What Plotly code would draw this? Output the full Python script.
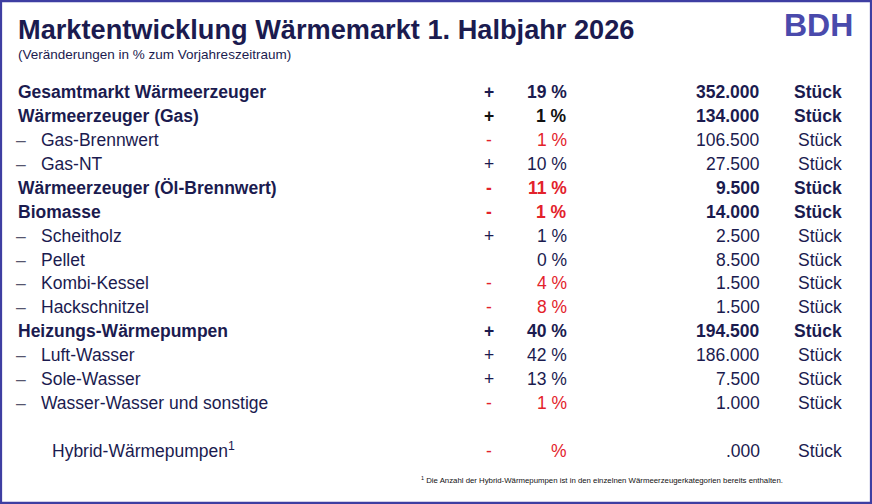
import plotly.graph_objects as go

# ---- data ----
labels = ["Gesamtmarkt Wärmeerzeuger", "Wärmeerzeuger (Gas)", "Gas-Brennwert", "Gas-NT",
          "Wärmeerzeuger (Öl-Brennwert)", "Biomasse", "Scheitholz", "Pellet", "Kombi-Kessel",
          "Hackschnitzel", "Heizungs-Wärmepumpen", "Luft-Wasser", "Sole-Wasser",
          "Wasser-Wasser und sonstige"]
levels = [0, 0, 1, 1, 0, 0, 1, 1, 1, 1, 0, 1, 1, 1]
signs = ["+", "+", "-", "+", "-", "-", "+", "", "-", "-", "+", "+", "+", "-"]
changes = [19, 1, 1, 10, 11, 1, 1, 0, 4, 8, 40, 42, 13, 1]
units = [352000, 134000, 106500, 27500, 9500, 14000, 2500, 8500, 1500, 1500,
         194500, 186000, 7500, 1000]
unit_label = "Stück"

hybrid_label = "Hybrid-Wärmepumpen<sup>1</sup>"
hybrid_sign = "-"
hybrid_change = "%"
hybrid_units = ".000"

title = "Marktentwicklung Wärmemarkt 1. Halbjahr 2026"
subtitle = "(Veränderungen in % zum Vorjahreszeitraum)"
footnote = "<sup>1</sup> Die Anzahl der Hybrid-Wärmepumpen ist in den einzelnen Wärmeerzeugerkategorien bereits enthalten."
logo = "BDH"

# ---- styling ----
W, H = 872, 504
NAVY = "#1b1b4f"
RED = "#e3222b"
BLACK = "#111111"
DASH = "#55556e"
LOGO = "#4a4aac"
BORDER = "#3e3ea2"
FONT = "Liberation Sans, Arial, sans-serif"
FS = 17.5

ROW0, STEP = 92, 23.93
X_LABEL, X_SUB, X_DASH = 16, 39, 21
X_SIGN, X_PCT, X_NUM, X_UNIT = 489, 569, 762, 844


def fmt(v):
    return f"{v:,}".replace(",", ".")


fig = go.Figure()
ann = []


def add(x, y, text, anchor, size=FS, color=NAVY, bold=False):
    if bold:
        text = f"<b>{text}</b>"
    ann.append(dict(x=x, y=y, xref="x", yref="y", text=text, showarrow=False,
                    xanchor=anchor, yanchor="middle",
                    font=dict(family=FONT, size=size, color=color)))


for i, (lab, lev, s, c, u) in enumerate(zip(labels, levels, signs, changes, units)):
    y = ROW0 + i * STEP
    bold = lev == 0
    neg = s == "-"
    col = RED if neg else NAVY
    if i == 1:
        col = BLACK
    if lev == 0:
        add(X_LABEL, y, lab, "left", bold=True)
    else:
        add(X_DASH, y, "–", "center", color=DASH)
        add(X_SUB, y, lab, "left")
    if s:
        add(X_SIGN, y, s, "center", color=col, bold=bold)
    add(X_PCT, y, f"{c} %", "right", color=col, bold=bold)
    add(X_NUM, y, fmt(u), "right", bold=bold)
    add(X_UNIT, y, unit_label, "right", bold=bold)

yh = ROW0 + 15 * STEP
add(50, yh - 1, hybrid_label, "left")
add(X_SIGN, yh, hybrid_sign, "center", color=RED)
add(X_PCT, yh, hybrid_change, "right", color=RED)
add(X_NUM, yh, hybrid_units, "right")
add(X_UNIT, yh, unit_label, "right")

add(16, 29, title, "left", size=27.2, bold=True)
add(16, 54, subtitle, "left", size=13.5)
add(818, 25, logo, "center", size=32, color=LOGO, bold=True)
add(419, 480, footnote, "left", size=7.8, color=BLACK)

fig.update_layout(
    width=W, height=H,
    margin=dict(l=0, r=0, t=0, b=0),
    paper_bgcolor="white", plot_bgcolor="white",
    xaxis=dict(range=[0, W], visible=False, fixedrange=True),
    yaxis=dict(range=[H, 0], visible=False, fixedrange=True),
    annotations=ann,
    shapes=[dict(type="rect", xref="paper", yref="paper", x0=0.001, y0=0.002,
                 x1=0.999, y1=0.998, line=dict(color=BORDER, width=2.5))],
    showlegend=False,
)

fig.write_html("out.html", config={"displayModeBar": False})

# remove the browser's default body margin so the figure fills the window
with open("out.html", encoding="utf-8") as f:
    html = f.read()
html = html.replace("<body>", '<body style="margin:0;overflow:hidden">', 1)
with open("out.html", "w", encoding="utf-8") as f:
    f.write(html)
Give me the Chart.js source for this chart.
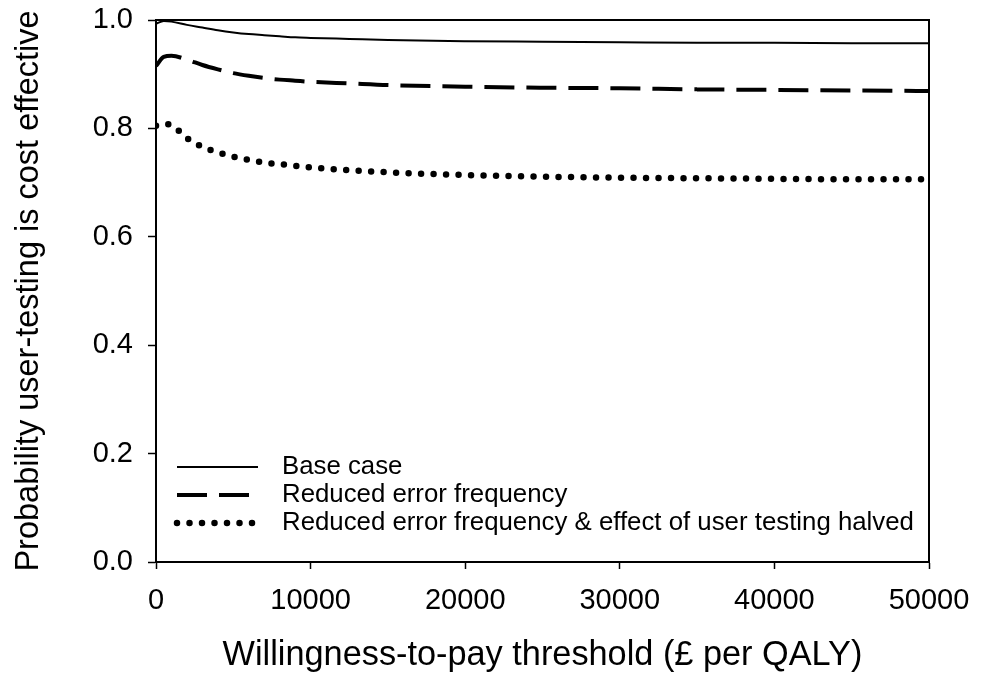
<!DOCTYPE html>
<html lang="en">
<head>
  <meta charset="UTF-8" />
  <title>Probability user-testing is cost effective</title>
  <style>
    html, body { margin: 0; padding: 0; background: #fff; overflow: hidden; }
    canvas { display: block; }
  </style>
</head>
<body>
  <canvas id="ceac" width="988" height="676"></canvas>

  <script src="https://cdn.jsdelivr.net/npm/chart.js"></script>
  <script>
    // willingness-to-pay thresholds (GBP per QALY)
    const wtp = [0, 500, 1000, 2000, 3000, 4000, 5000, 6000, 7000, 8000, 9000, 10000,
                 12500, 15000, 20000, 25000, 30000, 35000, 40000, 45000, 50000];

    const baseCase = [0.993, 0.998, 0.997, 0.991, 0.986, 0.981, 0.977, 0.974, 0.972, 0.970, 0.968, 0.967,
                      0.965, 0.963, 0.961, 0.960, 0.959, 0.958, 0.958, 0.957, 0.957];
    const reducedError = [0.915, 0.932, 0.934, 0.927, 0.917, 0.909, 0.902, 0.897, 0.893, 0.890, 0.888, 0.886,
                          0.883, 0.880, 0.877, 0.875, 0.874, 0.872, 0.871, 0.870, 0.869];
    const reducedHalved = [0.805, 0.808, 0.806, 0.782, 0.766, 0.756, 0.748, 0.742, 0.737, 0.734, 0.731, 0.728,
                           0.723, 0.719, 0.714, 0.711, 0.709, 0.708, 0.707, 0.706, 0.706];

    const seriesNames = ['Base case', 'Reduced error frequency',
                         'Reduced error frequency & effect of user testing halved'];
    const yTicks = [0, 0.2, 0.4, 0.6, 0.8, 1.0];
    const xTicks = [0, 10000, 20000, 30000, 40000, 50000];

    const FONT = 'Arial, "Liberation Sans", sans-serif';

    function pts(ys) {
      return wtp.map((x, i) => ({ x: x, y: ys[i] }));
    }

    // frame around plot + legend inside the plot area
    const framePlugin = {
      id: 'frame',
      afterDraw(chart) {
        const { ctx, chartArea: a } = chart;
        ctx.save();
        ctx.strokeStyle = '#000';
        ctx.lineWidth = 2;
        ctx.strokeRect(a.left, a.top, a.right - a.left, a.bottom - a.top);

        const rows = [467, 495, 523];
        const x0 = 177, x1 = 258;
        chart.data.datasets.forEach((ds, i) => {
          const y = rows[i];
          ctx.beginPath();
          ctx.lineWidth = ds.borderWidth;
          ctx.lineCap = ds.borderCapStyle || 'butt';
          ctx.setLineDash(ds.borderDash || []);
          ctx.moveTo(x0, y);
          ctx.lineTo(i === 1 ? 252 : x1, y);
          ctx.stroke();
          ctx.setLineDash([]);
          ctx.fillStyle = '#000';
          ctx.font = '25.8px ' + FONT;
          ctx.textBaseline = 'middle';
          ctx.textAlign = 'left';
          ctx.fillText(ds.label, 282, y);
        });
        ctx.restore();
      }
    };

    new Chart(document.getElementById('ceac'), {
      type: 'line',
      data: {
        datasets: [
          { label: seriesNames[0], data: pts(baseCase), borderColor: '#000', borderWidth: 2 },
          { label: seriesNames[1], data: pts(reducedError), borderColor: '#000', borderWidth: 4,
            borderDash: [30, 12] },
          { label: seriesNames[2], data: pts(reducedHalved), borderColor: '#000', borderWidth: 6.5,
            borderDash: [0, 12.5], borderCapStyle: 'round' }
        ]
      },
      options: {
        responsive: false,
        animation: false,
        devicePixelRatio: 1,
        layout: { padding: { top: 20, right: 59, bottom: 0, left: 0 } },
        elements: {
          point: { radius: 0 },
          line: { cubicInterpolationMode: 'monotone', fill: false }
        },
        plugins: { legend: { display: false }, tooltip: { enabled: false } },
        scales: {
          x: {
            type: 'linear',
            min: 0, max: 50000,
            afterBuildTicks: s => { s.ticks = xTicks.map(v => ({ value: v })); },
            afterFit: s => { s.height = 114; s.paddingLeft = 0; s.paddingRight = 0; },
            grid: { drawOnChartArea: false, tickLength: 7, color: '#000', tickWidth: 1.5 },
            border: { color: '#000', width: 2 },
            ticks: { color: '#000', font: { family: FONT, size: 29 }, padding: 15, maxRotation: 0,
                     callback: v => String(v) },
            title: { display: true, text: 'Willingness-to-pay threshold (£ per QALY)', color: '#000',
                     font: { family: FONT, size: 34.3 }, padding: { top: 0, bottom: 0 } }
          },
          y: {
            min: 0, max: 1,
            afterBuildTicks: s => { s.ticks = yTicks.map(v => ({ value: v })); },
            afterFit: s => { s.width = 156; s.paddingTop = 0; s.paddingBottom = 0; },
            grid: { drawOnChartArea: false, tickLength: 8, color: '#000', tickWidth: 1.5 },
            border: { color: '#000', width: 2 },
            ticks: { color: '#000', font: { family: FONT, size: 29 }, padding: 15,
                     callback: v => v.toFixed(1) },
            title: { display: true, text: 'Probability user-testing is cost effective', color: '#000',
                     font: { family: FONT, size: 32.5 }, padding: { top: 10, bottom: 0 } }
          }
        }
      },
      plugins: [framePlugin]
    });
  </script>
</body>
</html>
########################################
Exercise directions — Above are some records; quote exactly and only the lines that begin at the line containing "Give me the Chart.js source for this chart." and stop after the line containing "0.723, 0.719, 0.714, 0.711, 0.709, 0.708, 0.707, 0.706, 0.706];", leaving out the pictures.

Result of this task —
Give me the Chart.js source for this chart.
<!DOCTYPE html>
<html lang="en">
<head>
  <meta charset="UTF-8" />
  <title>Probability user-testing is cost effective</title>
  <style>
    html, body { margin: 0; padding: 0; background: #fff; overflow: hidden; }
    canvas { display: block; }
  </style>
</head>
<body>
  <canvas id="ceac" width="988" height="676"></canvas>

  <script src="https://cdn.jsdelivr.net/npm/chart.js"></script>
  <script>
    // willingness-to-pay thresholds (GBP per QALY)
    const wtp = [0, 500, 1000, 2000, 3000, 4000, 5000, 6000, 7000, 8000, 9000, 10000,
                 12500, 15000, 20000, 25000, 30000, 35000, 40000, 45000, 50000];

    const baseCase = [0.993, 0.998, 0.997, 0.991, 0.986, 0.981, 0.977, 0.974, 0.972, 0.970, 0.968, 0.967,
                      0.965, 0.963, 0.961, 0.960, 0.959, 0.958, 0.958, 0.957, 0.957];
    const reducedError = [0.915, 0.932, 0.934, 0.927, 0.917, 0.909, 0.902, 0.897, 0.893, 0.890, 0.888, 0.886,
                          0.883, 0.880, 0.877, 0.875, 0.874, 0.872, 0.871, 0.870, 0.869];
    const reducedHalved = [0.805, 0.808, 0.806, 0.782, 0.766, 0.756, 0.748, 0.742, 0.737, 0.734, 0.731, 0.728,
                           0.723, 0.719, 0.714, 0.711, 0.709, 0.708, 0.707, 0.706, 0.706];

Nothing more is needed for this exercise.